Validation and Testing

Configuration Validation

bash
# Check generated configs are valid
kubectl apply --dry-run=client -f generated/

# Verify KSM picks up new configs
kubectl logs -n monitoring deployment/kube-state-metrics | grep "new custom resource"

# Test metric collection
sleep 30
curl -s http://prometheus:9090/api/v1/label/__name__/values | grep crossplane_${PROVIDER}_${CATEGORY}

Alert Rule Testing

bash
# Validate PrometheusRule syntax
promtool check rules generated/alerts-${KIND,,}.yaml

# Test alert queries  
curl -s "http://prometheus:9090/api/v1/query?query=crossplane_${PROVIDER}_${CATEGORY}_ready_status"
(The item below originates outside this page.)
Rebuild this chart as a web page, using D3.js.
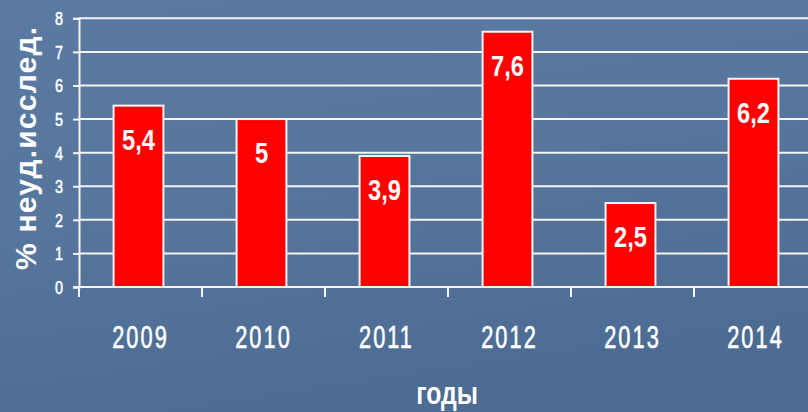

# Verify alerts are loaded
kubectl get prometheusrule -n monitoring | grep crossplane-${KIND,,}

Error Handling and Rollback

Common Template Issues

  1. Invalid Resource Paths: Resource doesn't have expected structure
  2. High cardinality: Resource creates too many metric series
  3. Missing permissions: KSM can't access resource type

Rollback Process

bash
# Remove problematic configuration
kubectl delete configmap ksm-crossplane-${RESOURCE} -n monitoring

# Remove alert rules
kubectl delete prometheusrule crossplane-${RESOURCE}-alerts -n monitoring

# Restart KSM to reload configs
kubectl rollout restart deployment/kube-state-metrics -n monitoring

Template Refinement

yaml
# Fallback template for unknown patterns
apiVersion: v1
kind: ConfigMap
metadata:
  name: ksm-crossplane-{{ .Kind | lower }}
  namespace: monitoring
data:
  config.yaml: |
    # Minimal monitoring with just Ready condition
    customResourceState:
      enabled: true
      config:
        spec:
          resources:
            - groupVersionKind:
                group: {{ .Group }}
                version: {{ .Version }}
                kind: {{ .Kind }}
              metrics:
                - name: info
                  help: "{{ .Kind }} resource info"
                  each:
                    type: Info
                    info:
                      path: metadata
                      labelsFromPath:
                        name: name
                        namespace: namespace

Integration Points

This skill orchestrates the complete monitoring onboarding process:

  • KSM Crossplane Adapter - Provides pattern knowledge and templates
  • Prometheus Observer - Validates metrics are collected successfully
  • AlertManager Installer - Ensures alerts have proper notification routing
  • Author Skills - Used when new resource categories require template expansion

The engine operates autonomously but reports when manual intervention is needed for truly novel resource patterns.